Au vu du panorama régnant sur la scène politique nationale, l’annonce d’un nouveau processus de militarisation de la frontière entre le Chiapas et le Guatemala ne peut guère que provoquer une certaine préoccupation. Il y a quelques semaines, la brigade de lutte contre les stupéfiants aux Etats-Unis (U. S. Drug Enforcement Agency, DEA) a recommandé au gouvernement mexicain de militariser la frontière sud d’une manière similaire à la frontière nord. Dans ce contexte et d’une manière inhabituelle, le commandant de la septième région militaire au Chiapas, a informé que 14.000 soldats se trouvaient actuellement dans cet état frontalier, et qu’après le soulèvement zapatiste, leur nombre avait atteint 40.000. Il a ajouté que les menaces dans la région proviennent de gangs appartenant au crime organisé et il a nié l’existence de groupes civils armés, ou du moins la possibilité qu’ils représentent un danger.
L’année 2011 a été marquée par de nombreux communiqués de l’EZLN, ceci après un silence prolongé de sa part (depuis la fin 2008). Le premier, en janvier, a regretté le décès de l’évêque émérite de San Cristóbal de Las Casas, Samuel Ruiz García. La majorité des communiqués suivant faisaient partie d’un échange épistolaire entre le Sous-commandant Marcos, chef militaire de l’Armée Zapatiste de Libération Nationale (EZLN) et le philosophe mexicain, Luis Villoro. Ceux-ci ont permis de faire connaitre publiquement la lecture zapatiste concernant les évènements aux Chiapas et dans le pays: sur la guerre déclarée contre le crime organisé par le gouvernement fédéral et ses conséquences, le contexte politique et la répression dans l’état et au niveau fédéral, les prochaines élections de 2012 et le peu de chance que celles-ci aboutissent à un changement profond, etc.
Dans son communiqué du 12 avril, le Sous-commandant Marcos a fortement critiqué l’actuel gouvernement du Chiapas de Juan Sabines Guerrero, qui «poursuit et punit ceux qui n’adhèrent pas au faux concert de louanges quant aux mensonges de son gouvernement ; qui poursuit les défenseurs des droits humains dans la zone côtière et les Hauts plateaux du Chiapas, ainsi que les Indiens de San Sebastian Bachajón qui refusent de céder leurs terres aux plus offrants ; qui a encouragé les activités des groupes paramilitaires contre des communautés indigènes zapatistes. »

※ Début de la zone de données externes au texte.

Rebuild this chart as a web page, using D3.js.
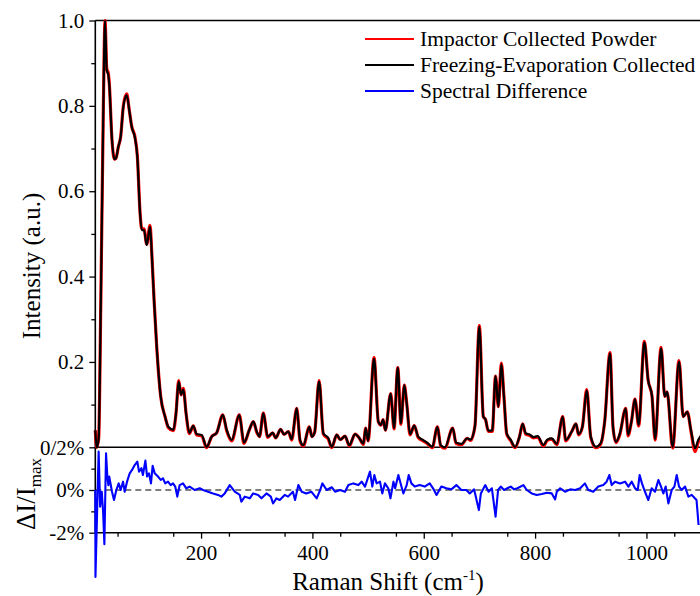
<!DOCTYPE html>
<html>
<head>
<meta charset="utf-8">
<script src="https://cdn.jsdelivr.net/npm/d3@7"></script>
<style>
  body { margin: 0; background: #fff; }
  svg text { font-family: "Liberation Serif", "Times New Roman", Times, Tinos, "DejaVu Serif", "Noto Serif", serif !important; fill: #000; }
</style>
</head>
<body>
<div id="chart"></div>
<script>
// spectrum (Raman shift, normalised intensity)
var ramanShift = [10,12.5,16,20,24.5,27.5,30.5,33.4,35,40,44.2,47,51.4,55.6,60.4,66.4,71,75.4,81.4,85.5,90.4,93.4,97.5,102.4,108.3,111.4,115.5,120.3,127.5,135.3,141.2,150.2,155,159.8,164,168.2,173,179,186,192,201,210,219,228,239,246,255,268.7,277,286.7,294,300,305,311.8,319.7,328.7,334,343,349,356.8,362.8,371.8,377.8,383.7,394.5,399,404,412,419.6,428.6,434.7,443.7,450,458.6,466.3,476.6,484,491.5,495.8,500,510.7,518.4,523,527,531,540.7,546.6,553.3,559,565,569.4,575.4,583,590,599,607,615.4,624.4,630.5,638,652,658,668,678,684,692,699.8,707,711,716,723,729,734,739.4,744,749,756,764,772,777.7,783,790,797,804.7,814.8,822,830,839,849.6,855,865.8,873.5,878,885,892.7,900,909.5,918,925,934.6,940,945.4,952,962.8,967,973,979.5,986,996.3,1003,1010,1015.5,1026.3,1033,1037,1047.2,1058.5,1066,1073.5,1080,1087.4,1093,1100];
var impactor = [0.040,0.000,0.020,0.350,0.800,1.000,0.888,0.876,0.855,0.720,0.675,0.677,0.704,0.728,0.800,0.828,0.790,0.752,0.726,0.683,0.550,0.512,0.512,0.476,0.520,0.457,0.347,0.236,0.119,0.072,0.046,0.039,0.080,0.156,0.123,0.138,0.080,0.032,0.050,0.029,0.027,-0.001,0.025,0.034,0.076,0.039,0.015,0.076,0.009,0.041,0.060,0.035,0.025,0.080,0.023,0.034,0.022,0.042,0.030,0.037,0.017,0.091,0.015,0.003,0.048,0.025,0.035,0.156,0.031,0.019,-0.001,0.029,0.018,0.026,0.003,0.031,0.022,0.007,0.045,0.015,0.210,0.060,0.052,0.065,0.040,0.126,0.043,0.187,0.054,0.146,0.103,0.029,0.051,0.023,0.015,0.008,-0.001,0.048,0.003,-0.002,0.045,0.009,0.006,0.021,0.016,0.050,0.285,0.072,0.065,0.037,0.037,0.167,0.095,0.197,0.120,0.031,0.016,-0.001,0.025,0.055,0.031,0.028,0.022,0.024,0.003,0.016,0.019,0.006,0.072,0.015,0.037,0.055,0.029,0.048,0.135,0.023,-0.001,0.008,0.060,0.222,0.046,0.011,0.029,0.091,0.027,0.060,0.113,0.050,0.248,0.158,0.120,0.017,0.234,0.119,0.130,-0.002,0.203,0.072,0.083,0.038,-0.010,0.012,0.030];
var freezing = [0.040,0.000,0.020,0.350,0.800,1.000,0.884,0.872,0.853,0.720,0.675,0.677,0.704,0.728,0.798,0.825,0.790,0.751,0.724,0.681,0.548,0.509,0.509,0.474,0.517,0.455,0.345,0.236,0.119,0.072,0.048,0.041,0.080,0.154,0.123,0.136,0.080,0.034,0.050,0.031,0.029,0.001,0.025,0.034,0.076,0.041,0.017,0.076,0.011,0.041,0.060,0.037,0.025,0.080,0.025,0.034,0.022,0.042,0.030,0.037,0.019,0.091,0.017,0.005,0.048,0.025,0.035,0.154,0.033,0.021,0.001,0.029,0.018,0.026,0.005,0.031,0.022,0.009,0.045,0.015,0.208,0.060,0.052,0.065,0.040,0.126,0.045,0.187,0.056,0.146,0.103,0.031,0.051,0.025,0.017,0.010,0.001,0.048,0.005,0.000,0.045,0.011,0.008,0.021,0.018,0.050,0.283,0.072,0.065,0.039,0.039,0.167,0.095,0.195,0.120,0.033,0.018,0.001,0.025,0.055,0.033,0.030,0.024,0.026,0.005,0.018,0.021,0.008,0.072,0.017,0.037,0.055,0.031,0.048,0.133,0.025,0.001,0.010,0.060,0.220,0.048,0.013,0.031,0.091,0.029,0.060,0.113,0.052,0.246,0.158,0.120,0.019,0.232,0.119,0.130,0.001,0.201,0.072,0.083,0.040,-0.002,0.017,0.030];

// spectral difference, percent of max intensity
var diffShift = [10,10.3,16,18.7,21.6,24,26.3,29.3,31.6,33.5,35,40,43.6,47.8,52,55.5,59.8,62.8,67,71.8,76,80.8,85.5,88.6,92.8,95.5,100,103,106.5,110,113,116.7,122.7,127.5,131.5,135.6,140.6,145.5,149.6,153.6,157.3,161.5,167.5,173.5,179.5,188.5,197.5,203.5,212.5,221.5,230.5,236.4,242.5,251.5,260.5,269.5,272.4,278.5,287.5,293.5,302.5,308.5,317.5,325.3,329.3,335.3,341.3,350.3,356.2,365,368.8,374.8,380.8,389,398,407.7,413.9,417.9,425.7,434.7,440.7,449.6,458.6,464.6,473.5,482.5,488.5,494.5,503.4,507.6,511.2,515.4,521.4,525.5,530.3,536.3,540.2,545.6,548.6,554.4,559.2,563.4,569.4,573,577.8,583.8,592.7,601.7,610.7,616.7,623,631.6,640.6,649.6,658.6,667.6,676.6,682.6,690.4,699,702.6,710.5,716.5,722.4,729,733.5,738.3,744.3,750.3,756.3,762.3,768.3,779,785,794,803,812,821,830,836,839,845,854,863,872,881,889.5,895.5,904.5,913.5,922.5,928.5,933.4,937.6,943.6,952.6,961.6,967.6,973.6,979.6,984.4,987.8,992,996.2,1003.4,1009.4,1015.4,1021.4,1026.2,1030.4,1034.6,1039.4,1045.4,1050.2,1054.4,1058.6,1063.4,1069.4,1075.4,1081.4,1087,1090,1093.7];
var diffValue = [0,-4.07,1.8,-0.78,-0.08,-1.0,-2.54,1.72,0.63,0.23,0.63,-0.08,-0.47,0,0.31,0,0.39,-0.08,0.39,0.78,0.94,1.17,1.33,0.86,1.02,0.70,1.38,0.63,0.78,0.31,1.13,0.78,0.63,0.47,0.55,0.31,0.39,0.23,0.31,0.16,-0.31,0.23,0.31,0.08,0.16,0,0.08,0,-0.08,-0.16,-0.23,-0.31,-0.16,0.23,-0.08,-0.23,-0.55,-0.31,-0.39,-0.16,-0.23,-0.39,-0.16,-0.31,-0.63,-0.39,-0.47,-0.23,-0.31,-0.08,-0.47,0.23,-0.08,-0.16,-0.08,-0.39,0,0.31,0,0.13,-0.08,0,-0.08,0.23,0.31,0.23,0.39,0.16,0.86,0.16,0.70,0.31,0.39,-0.16,0.31,0.08,-0.39,0.39,0.08,0.70,0.23,-0.16,0.23,0.70,0.31,0.16,0.23,0.16,0.31,0.08,-0.23,0.16,0.08,0.03,0.23,0,0,-0.16,0.03,-0.94,-0.16,0.23,-0.08,0.08,-1.25,0,0.16,0,0.08,0.16,0.03,0.08,0.23,0,-0.16,-0.23,-0.19,-0.13,-0.16,-0.44,-0.08,0.08,-0.08,0.03,0,0.08,0.31,0,-0.08,0.16,0.23,0.39,0.70,0.23,0.39,0.31,0.39,0.16,0.39,0.08,0,0.70,0.31,0,-0.47,0.08,-0.08,0.47,0.16,-0.16,0.16,-0.63,0,0.16,0.70,0.16,0,0.16,-0.31,-0.23,-0.39,-0.47,-1.64];

var xTicks = [200, 400, 600, 800, 1000];
var topTicks = [0.2, 0.4, 0.6, 0.8, 1.0];
var botTicks = [-2, 0];
var legendNames = ["Impactor Collected Powder", "Freezing-Evaporation Collected", "Spectral Difference"];
var legendColors = ["#ff0000", "#000000", "#0000ff"];

var serif = '"Liberation Serif", "Times New Roman", Times, Tinos, "DejaVu Serif", "Noto Serif", serif';

var W = 700, H = 596;
var svg = d3.select("#chart").append("svg").attr("width", W).attr("height", H);

var x = d3.scaleLinear().domain([10, 1100]).range([95.3, 702.1]);
var yTop = d3.scaleLinear().domain([0, 1]).range([447.3, 20.5]);
var yBot = d3.scaleLinear().domain([-2, 2]).range([532.7, 447.3]);

// bottom axis
svg.append("g").attr("transform", "translate(0," + yBot(-2) + ")")
  .call(d3.axisBottom(x).tickValues(xTicks).tickSize(6).tickPadding(6).tickFormat(d3.format("d")));
svg.append("g").attr("transform", "translate(0," + yBot(-2) + ")")
  .call(d3.axisBottom(x).tickValues(d3.range(50, 1100, 100)).tickSize(4).tickFormat(""));

// left axes
svg.append("g").attr("transform", "translate(" + x(10) + ",0)")
  .call(d3.axisLeft(yTop).tickValues(topTicks).tickSize(6).tickPadding(5).tickFormat(d3.format(".1f")));
svg.append("g").attr("transform", "translate(" + x(10) + ",0)")
  .call(d3.axisLeft(yTop).tickValues([0.1, 0.3, 0.5, 0.7, 0.9]).tickSize(4).tickFormat(""));
svg.append("g").attr("transform", "translate(" + x(10) + ",0)")
  .call(d3.axisLeft(yBot).tickValues(botTicks).tickSize(6).tickPadding(5).tickFormat(function(d) { return d + "%"; }));
svg.append("g").attr("transform", "translate(" + x(10) + ",0)")
  .call(d3.axisLeft(yBot).tickValues([-1, 1]).tickSize(4).tickFormat(""));
svg.append("g").attr("transform", "translate(" + x(10) + ",0)")
  .call(d3.axisLeft(yBot).tickValues([2]).tickSize(6).tickPadding(5).tickFormat(function() { return "0/2%"; }));

svg.selectAll("g").attr("font-family", serif);
svg.selectAll(".domain").remove();
svg.selectAll(".tick line").attr("stroke", "#000").attr("stroke-width", 1.3);
svg.selectAll(".tick text").style("font-size", "21px").attr("fill", "#000");

// frame lines
svg.append("line").attr("x1", x(10)).attr("x2", x(10)).attr("y1", yTop(1)).attr("y2", yBot(-2)).attr("stroke", "#000").attr("stroke-width", 1.6);
svg.append("line").attr("x1", x(10)).attr("x2", x(1100)).attr("y1", yTop(1)).attr("y2", yTop(1)).attr("stroke", "#000").attr("stroke-width", 1.6);
svg.append("line").attr("x1", x(10)).attr("x2", x(1100)).attr("y1", yTop(0)).attr("y2", yTop(0)).attr("stroke", "#000").attr("stroke-width", 1.6);
svg.append("line").attr("x1", x(10)).attr("x2", x(1100)).attr("y1", yBot(-2)).attr("y2", yBot(-2)).attr("stroke", "#000").attr("stroke-width", 1.6);
svg.append("line").attr("x1", x(10)).attr("x2", x(1100)).attr("y1", yBot(0)).attr("y2", yBot(0)).attr("stroke", "#000").attr("stroke-width", 1.1).attr("stroke-dasharray", "6,4");

// spectra
var specLine = d3.line().curve(d3.curveMonotoneX).x(function(d) { return x(d[0]); }).y(function(d) { return yTop(d[1]); });
svg.append("path").datum(d3.zip(ramanShift, impactor)).attr("d", specLine).attr("fill", "none").attr("stroke", "#ff0000").attr("stroke-width", 3.2).attr("stroke-linejoin", "round");
svg.append("path").datum(d3.zip(ramanShift, freezing)).attr("d", specLine).attr("fill", "none").attr("stroke", "#000").attr("stroke-width", 2.2).attr("stroke-linejoin", "round");

var diffLine = d3.line().x(function(d) { return x(d[0]); }).y(function(d) { return yBot(d[1]); });
svg.append("path").datum(d3.zip(diffShift, diffValue)).attr("d", diffLine).attr("fill", "none").attr("stroke", "#0000ff").attr("stroke-width", 2.1).attr("stroke-linejoin", "round");

// legend
var leg = svg.selectAll(".leg").data(legendNames).enter().append("g").attr("class", "leg")
  .attr("transform", function(d, i) { return "translate(365," + (39 + i * 26) + ")"; });
leg.append("line").attr("x1", 0).attr("x2", 49).attr("y1", 0).attr("y2", 0)
  .attr("stroke", function(d, i) { return legendColors[i]; }).attr("stroke-width", 2);
leg.append("text").attr("x", 55).attr("y", 7).attr("font-family", serif).style("font-size", "21.5px").text(function(d) { return d; });

// axis titles
var xt = svg.append("text").attr("x", 388).attr("y", 590).attr("text-anchor", "middle").attr("font-family", serif).style("font-size", "25px");
xt.append("tspan").text("Raman Shift (cm");
xt.append("tspan").attr("dy", -10).style("font-size", "15px").text("-1");
xt.append("tspan").attr("dy", 10).text(")");

svg.append("text").attr("transform", "translate(40,266) rotate(-90)").attr("text-anchor", "middle").attr("font-family", serif).style("font-size", "25px").text("Intensity (a.u.)");

var dt = svg.append("text").attr("transform", "translate(35,494) rotate(-90)").attr("text-anchor", "middle").attr("font-family", serif).style("font-size", "27px");
dt.append("tspan").text("\u0394I/I");
dt.append("tspan").attr("dy", 6).style("font-size", "17px").text("max");
</script>
</body>
</html>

La principale source de conflits dans l’état est le contrôle des terres et territoires et/ou du développement de processus d’autonomie en zones indigènes. Les Comités de Bon Gouvernement zapatistes (JBG, pour les sigles en espagnol) ont émis un nombre particulièrement important de dénonciations. Dans la majorité des cas, elles dénoncent des conflits liés à la propriété des terres « récupérées » par les zapatistes, ainsi que des menaces de confiscations de terres et de droits. De même, des agressions armées contre les bases de soutien zapatistes ont été signalées. Les JBG voient en ces évènements un renforcement de la stratégie de contre-insurrection à laquelle participent plusieurs acteurs et organisations proches du gouvernement.
Autre cas paradigmatique, la tension latente depuis quelques années dans la zone de Agua Azul est montée d’un cran début 2011. Le 2 février, un affrontement entre indigènes adhérents a l’Autre Campagne et un groupe d’indigènes priístes, qui se disputent le contrôle du péage a l’entrée du centre éco-touristique des cascades de Agua Azul, a causé la mort d’un des priistes et au moins deux blessés. 117 adhérents à l’Autre Campagne de la municipalité de Chilón ont été arrêtés, parmi lesquels 107 ont été libèrés deux jours après. La coïncidence entre cet affrontement et la visite du président Calderón au Chiapas quelques jours auparavant dans le cadre de « l’année du tourisme » décrétée pour 2011 par le gouvernement fédéral mérite d’être soulignée. Cela fait plusieurs années déjà que les attractions éco-archéo-touristiques du Chiapas sont l’objet de disputes entre opposants, partisans et acteurs des projets de développement mis en place par le gouvernement local avec l’appui du capital privé national et étranger. Fin juillet lorsque les derniers prisonniers de Bachajón ont été libérés le Centre des Droit Humains Fray Bartolomé de Las Casas a déclaré que bien que les petits propriétaires communaux aient récupéré leur liberté physique, « ils restent ‘prisonniers’ d’un processus unilatéral, avec la présence de la police et de l’armée fédérale sur leurs terres, de projets gouvernementaux élaborés sans qu’ils ne soient consultés ».
En général, les principaux «points chauds» et bannières de lutte sociale dans l’état ont continué à tourner autour de questions liées à la terre, aux territoires et aux ressources naturelles, et ne se limitent pas au Zapatisme ou à l’Autre Campagne. Ces revendications font l’objet de fortes mobilisations qui se matérialisent notamment par des manifestations, des pèlerinages et des barrages routiers.